Composers on Mathematical Music
Subtext 4979441


. . . music, like all nonverbal arts and certainly like mathematics and some branches of science, has its own dialectic, which is not that of words at all. I am aware that some philosophers and linguists have disputed, sometimes rather hotly, the possibility of nonverbal thinking. I cannot say how far this is still considered a disputable philosophical question, though some years ago I had a rather heated argument with a well-known musicologist, who objected to my use of the word “logical” in connection with music. His point seemed to me quite untenable then, as it still does, though I am obviously speaking entirely from my own experience and knowledge of musical processes, creative and otherwise, and not from a theoretical point of view.

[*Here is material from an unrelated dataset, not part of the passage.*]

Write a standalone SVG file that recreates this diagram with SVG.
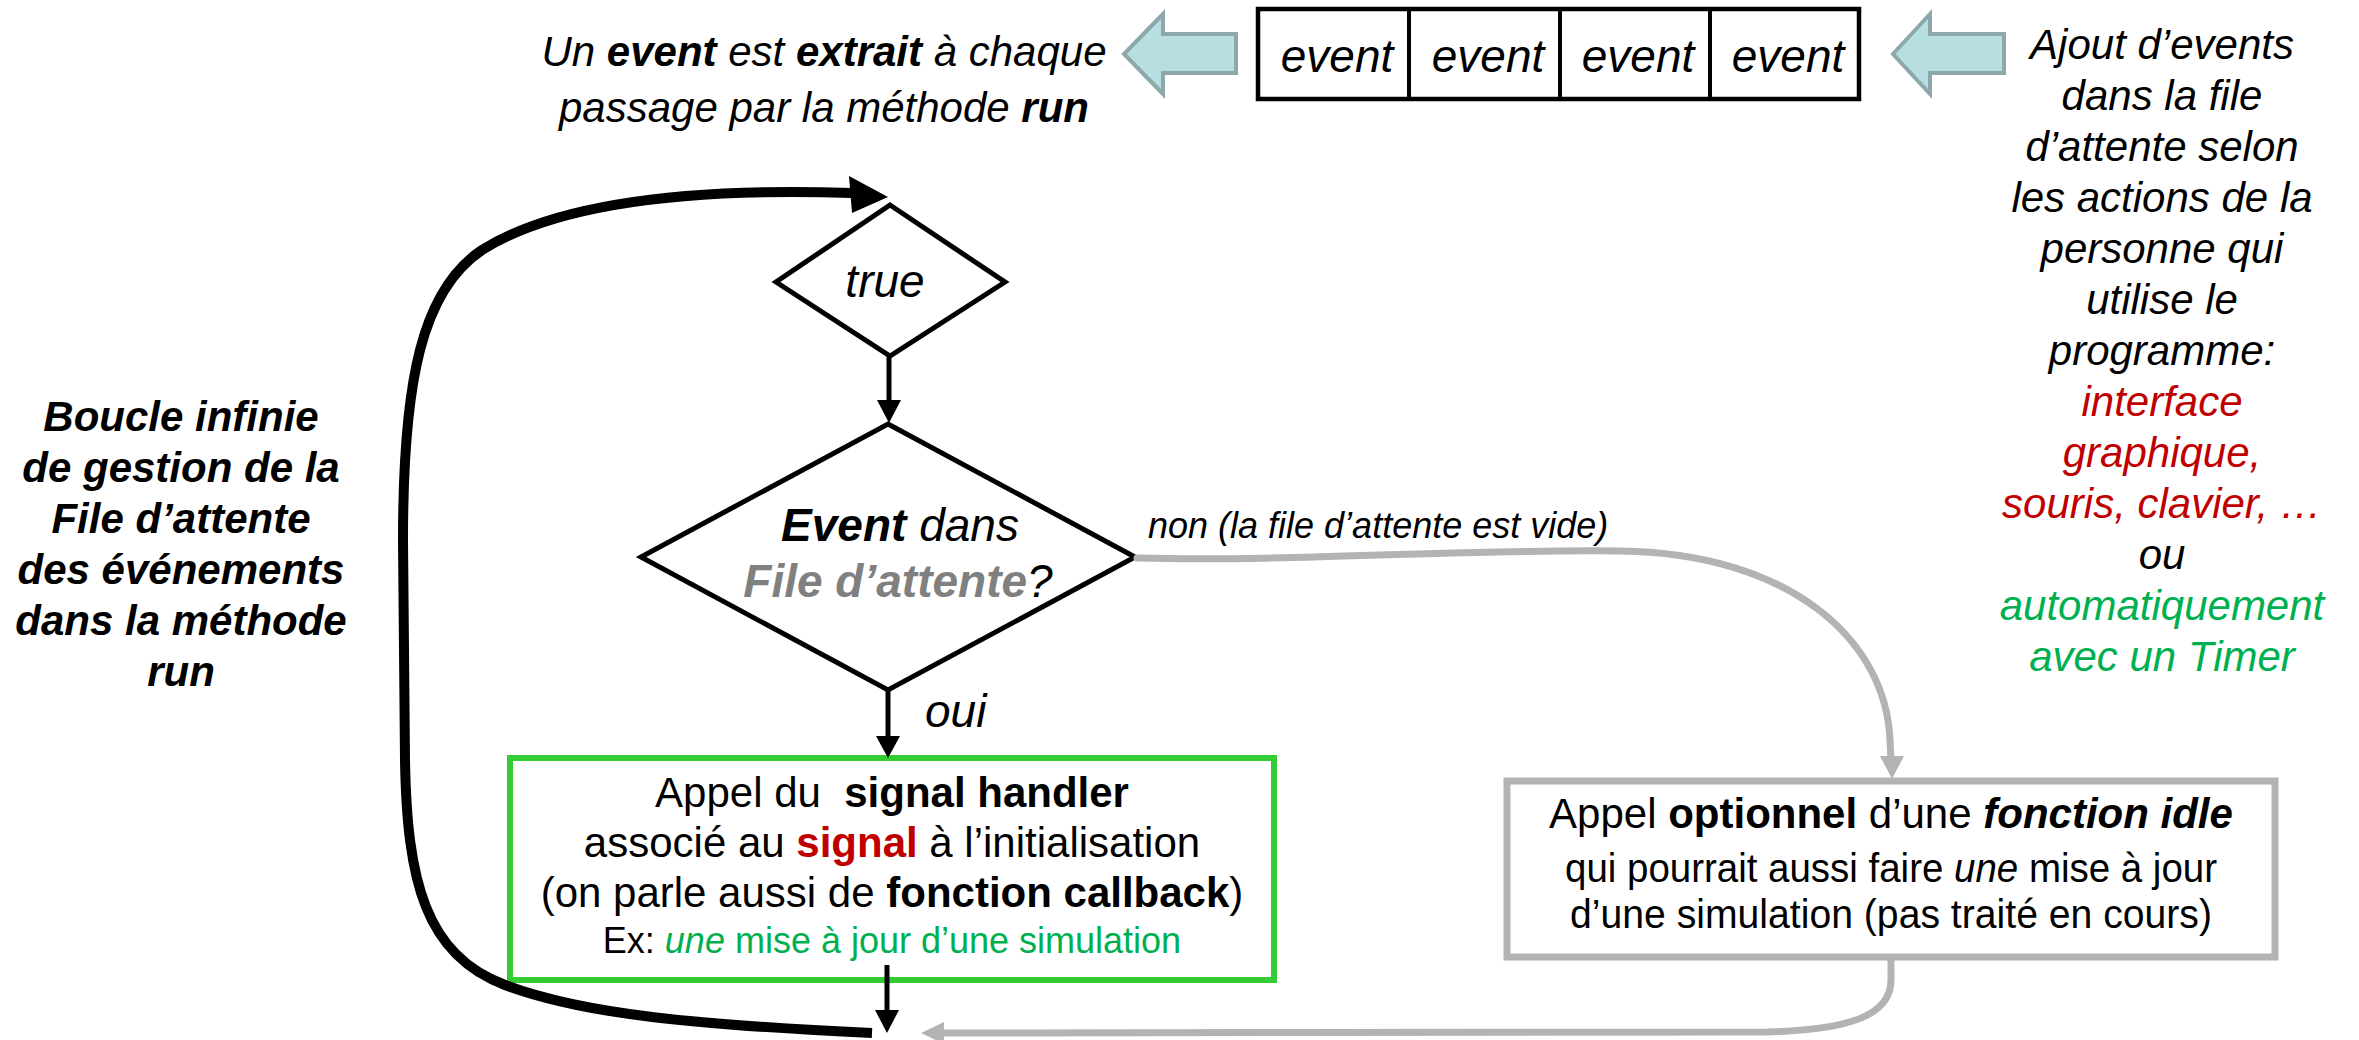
<svg xmlns="http://www.w3.org/2000/svg" width="2359" height="1040" viewBox="0 0 2359 1040">
  <defs>
    <style>
      text { font-family: "Liberation Sans", Arial, sans-serif; fill: #000; }
      .i { font-style: italic; }
      .b { font-weight: bold; }
      .bi { font-style: italic; font-weight: bold; }
      .mid { text-anchor: middle; }
      .red { fill: #c00000; }
      .grn { fill: #00b050; }
      .gry { fill: #808080; }
      .outline { fill: #fff; stroke: #000; stroke-width: 5; stroke-linejoin: miter; }
      .blk { stroke: #000; stroke-width: 5; fill: none; }
      .gline { stroke: #b3b3b3; stroke-width: 7; fill: none; stroke-linecap: round; }
      .blockarrow { fill: #b7dfe1; stroke: #8ea7aa; stroke-width: 4; stroke-linejoin: miter; }
    </style>
  </defs>

  <rect width="2359" height="1040" fill="#fff"/>

  <!-- event queue -->
  <g id="queue">
    <rect x="1258" y="9" width="601" height="90" fill="#fff" stroke="#000" stroke-width="4.5"/>
    <line x1="1409" y1="9" x2="1409" y2="99" stroke="#000" stroke-width="4"/>
    <line x1="1560" y1="9" x2="1560" y2="99" stroke="#000" stroke-width="4"/>
    <line x1="1710" y1="9" x2="1710" y2="99" stroke="#000" stroke-width="4"/>
    <g class="i" font-size="46">
      <text class="mid" x="1337" y="72">event</text>
      <text class="mid" x="1488" y="72">event</text>
      <text class="mid" x="1638" y="72">event</text>
      <text class="mid" x="1788" y="72">event</text>
    </g>
  </g>

  <!-- block arrows beside the queue -->
  <g id="arrow-out">
    <polygon class="blockarrow" points="1124,54 1163,14 1163,34 1236,34 1236,73 1163,73 1163,94"/>
  </g>
  <g id="arrow-in">
    <polygon class="blockarrow" points="1893,54 1930,14 1930,34 2004,34 2004,73 1930,73 1930,94"/>
  </g>

  <!-- note: extraction -->
  <g id="note-extract" font-size="42" class="i">
    <text class="mid" x="824" y="66">Un <tspan class="b">event</tspan> est <tspan class="b">extrait</tspan> à chaque</text>
    <text class="mid" x="824" y="122">passage par la méthode <tspan class="b">run</tspan></text>
  </g>

  <!-- note: sources of events -->
  <g id="note-sources" font-size="42" class="i">
    <text class="mid" x="2162" y="59">Ajout d’events</text>
    <text class="mid" x="2162" y="110">dans la file</text>
    <text class="mid" x="2162" y="161">d’attente selon</text>
    <text class="mid" x="2162" y="212">les actions de la</text>
    <text class="mid" x="2162" y="263">personne qui</text>
    <text class="mid" x="2162" y="314">utilise le</text>
    <text class="mid" x="2162" y="365">programme:</text>
    <text class="mid red" x="2162" y="416">interface</text>
    <text class="mid red" x="2162" y="467">graphique,</text>
    <text class="mid red" x="2162" y="518">souris, clavier, …</text>
    <text class="mid" x="2162" y="569">ou</text>
    <text class="mid grn" x="2162" y="620">automatiquement</text>
    <text class="mid grn" x="2162" y="671">avec un Timer</text>
  </g>

  <!-- note: loop -->
  <g id="note-loop" font-size="42" class="bi">
    <text class="mid" x="181" y="431">Boucle infinie</text>
    <text class="mid" x="181" y="482">de gestion de la</text>
    <text class="mid" x="181" y="533">File d’attente</text>
    <text class="mid" x="181" y="584">des événements</text>
    <text class="mid" x="181" y="635">dans la méthode</text>
    <text class="mid" x="181" y="686">run</text>
  </g>

  <!-- decision: true -->
  <g id="decision-true">
    <polygon class="outline" points="890,205 1005,282 890,356 776,282"/>
    <text class="mid i" x="885" y="297" font-size="46">true</text>
  </g>

  <!-- decision: event in queue -->
  <g id="decision-event">
    <polygon class="outline" points="888,424 1135,557 888,690 641,557"/>
    <text class="mid" x="900" y="541" font-size="46"><tspan class="bi">Event</tspan><tspan class="i"> dans</tspan></text>
    <text class="mid" x="898" y="597" font-size="46"><tspan class="bi gry">File d’attente</tspan><tspan class="i">?</tspan></text>
  </g>

  <!-- process: signal handler -->
  <g id="handler">
    <rect x="510" y="758" width="764" height="222" fill="#fff" stroke="#33cc33" stroke-width="6"/>
    <g font-size="42">
      <text class="mid" x="892" y="807">Appel du &#160;<tspan class="b">signal handler</tspan></text>
      <text class="mid" x="892" y="857">associé au <tspan class="b red">signal</tspan> à l’initialisation</text>
      <text class="mid" x="892" y="907">(on parle aussi de <tspan class="b">fonction callback</tspan>)</text>
    </g>
    <text class="mid" x="892" y="953" font-size="36">Ex: <tspan class="i grn">une</tspan><tspan class="grn"> mise à jour d’une simulation</tspan></text>
  </g>

  <!-- process: idle function -->
  <g id="idle">
    <rect x="1507" y="781" width="768" height="176" fill="#fff" stroke="#b3b3b3" stroke-width="7"/>
    <text class="mid" x="1891" y="828" font-size="42">Appel <tspan class="b">optionnel</tspan> d’une <tspan class="bi">fonction idle</tspan></text>
    <text class="mid" x="1891" y="882" font-size="40" textLength="652" lengthAdjust="spacingAndGlyphs">qui pourrait aussi faire <tspan class="i">une</tspan> mise à jour</text>
    <text class="mid" x="1891" y="928" font-size="40" textLength="642" lengthAdjust="spacingAndGlyphs">d’une simulation (pas traité en cours)</text>
  </g>

  <!-- connectors -->
  <g id="connectors">
    <!-- infinite loop back to the top -->
    <path d="M872,1033 C700,1025 585,1015 505,985 C425,955 407,880 405,760 L403,540 C403,380 422,290 482,250 C562,200 700,188 852,193" stroke="#000" stroke-width="10" fill="none"/>
    <polygon points="888,197 849,176 852,213" fill="#000"/>

    <!-- true -> event in queue -->
    <line class="blk" x1="889" y1="356" x2="889" y2="404"/>
    <polygon points="889,423 877,400 901,400" fill="#000"/>

    <!-- oui -> handler -->
    <line class="blk" x1="888" y1="690" x2="888" y2="740"/>
    <polygon points="888,758 876,736 900,736" fill="#000"/>
    <text class="i" x="925" y="727" font-size="46">oui</text>

    <!-- handler -> back to loop -->
    <line class="blk" x1="887" y1="965" x2="887" y2="1014"/>
    <polygon points="887,1033 875,1010 899,1010" fill="#000"/>

    <!-- non -> idle -->
    <path class="gline" d="M1137,558 C1300,562 1450,549 1620,551 C1790,553 1886,640 1890,740 L1891,760"/>
    <polygon points="1892,779 1880,756 1904,756" fill="#b3b3b3"/>
    <text class="i" x="1148" y="538" font-size="36">non (la file d’attente est vide)</text>

    <!-- idle -> back to loop -->
    <path class="gline" d="M1891,961 L1891,980 C1891,1015 1850,1030 1767,1032 L942,1033"/>
    <polygon points="921,1033 944,1022 944,1044" fill="#b3b3b3"/>
  </g>
</svg>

Anyone interested in the subject of nonverbal thinking may find an exhaustive and well-informed treatment of it, in terms of the controversy itself, in the sixth chapter of The Psychology of Invention in the Mathematical Field, by the distinguished French mathematician Jacques Hadamard. The book as a whole is most interesting for the light it throws on what might be called the mechanics of the creative process, whether it be in mathematics or any other field. It is interesting to note that one of the documents Hadamard cites, near the beginning of his book, is a very well-known letter often attributed to Mozart, which I shall discuss briefly in Chapter IV.